John Courtenay Grimwood : reMix
(reMix, 1999)
roman de Science-Fiction
- par ailleurs :
Par un curieux effet miroir, il semble qu'un certain nombre de jeunes auteurs de Science-Fiction anglo-saxons subisse la fascination du style de cinéma que le genre a lui-même enfanté. Surtout dans sa forme actuelle basée sur le tout virtuel, l'ambiance techno-polar, le morphing, les effets spéciaux et la microspéculation. Pour ces écrivains de SF, il ne s'agit plus d'interroger l'avenir en se livrant à de vastes conjectures sociologiques, de profondes anticipations poétiques, mais de plonger dans un monde décadent et chamboulé, situé dans un futur indéterminé, où l'univers cinématographique se serait matérialisé. On y retrouve le folklore des films d'aujourd'hui : conspirations religieuses à l'échelle de la galaxie, noirs complots mondialistes, mégalomanes omnipotents, gourous déviants, nanotechnologie, aliens redoutables, engins spatiaux mirobolants, drogues aux pouvoirs supranormaux, armes sophistiquées, kung-fu survitaminé, cyberhéros camés à la violence, et virus à toutes les sauces. Avec, pour stimuler la saveur de l'ensemble, des emprunts au xixe siècle ou au Moyen Âge, époques qui font recette, le glutamate du rétro.
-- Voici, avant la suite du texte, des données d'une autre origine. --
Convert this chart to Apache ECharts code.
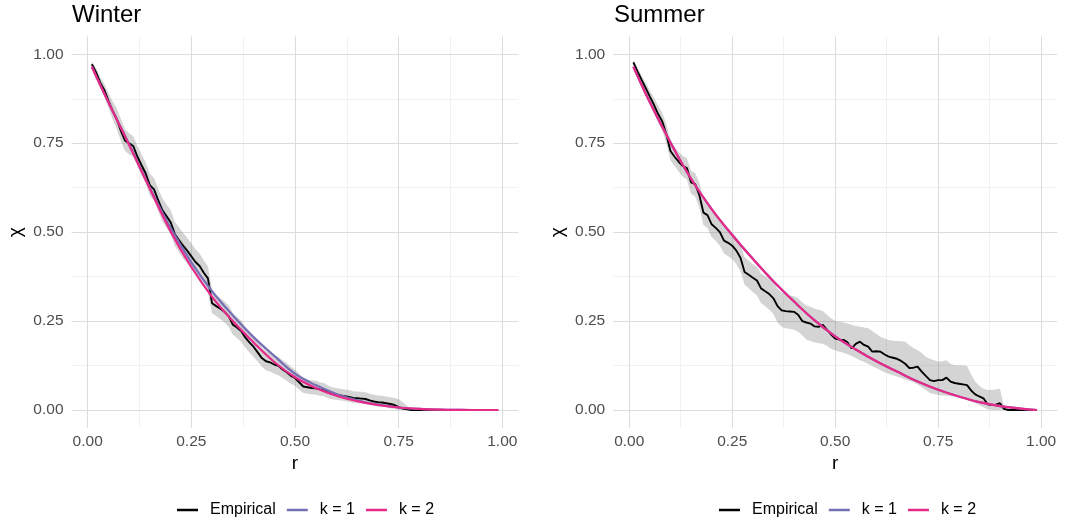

John Courtenay Grimwood échappe heureusement au principal travers de ce courant moderne, le mysticisme. Il ne faut donc pas confondre reMix, son dernier ouvrage, avec les nébuleux Matrix, un, deux, trois. S'il emprunte souvent les mêmes effets, son œuvre n'y ressemble pas. Nous sommes ici dans l'opus trois d'une uchronie, située dans un univers où le quatrième Reich tente d'envahir le troisième empire. Les “marques” sont toutes puissantes. L'Islam est un enjeu perturbant sur l'échiquier politique. Paris va succomber sous les nanites azéri qui transforment le fer en mou de veau. LizAlec, fille de Dame Clare, procureur impérial, vient d'être enlevée sur la Lune. En servant d'otage, suffira-t-elle à dénouer la crise ? Fixx, DJ cul-de-jatte et shooté au crystalMeth, saura-t-il la délivrer des griffes de Frère Michel, créateur du nouvel Éden ?
On le comprend, nous ne sommes pas dans la fiction spéculative, mais au cœur du roman popu relooké SF. Et c'est dommage. Car Grimwood, vu son talent de conteur et ses aperçus souvent originaux, devrait se hisser à un meilleur niveau s'il lâchait l'ombre pour la proie. Au lieu de délayer ses trouvailles en chapitres de pure action, on devine qu'il n'aurait aucune peine à les exploiter de façon plus riche, plus neuve s'il structurait son récit. Son sens du dialogue, son humour roboratif, sa plume rapide l'entraînent à délaisser son sujet pour verser dans la facilité. L'histoire se noie dans un kaléidoscope de situations extrêmes qui, envisagées d'un autre point de vue, offriraient au lecteur le plaisir de penser. Mais voilà, pour bien des écrivains la Science-Fiction n'est plus un objet littéraire mais un gadget à produire des images et du son destinés à la consommation courante. En cédant à ce cinéma du stéréotype, ils laissent l'avenir sombrer derrière l'écran.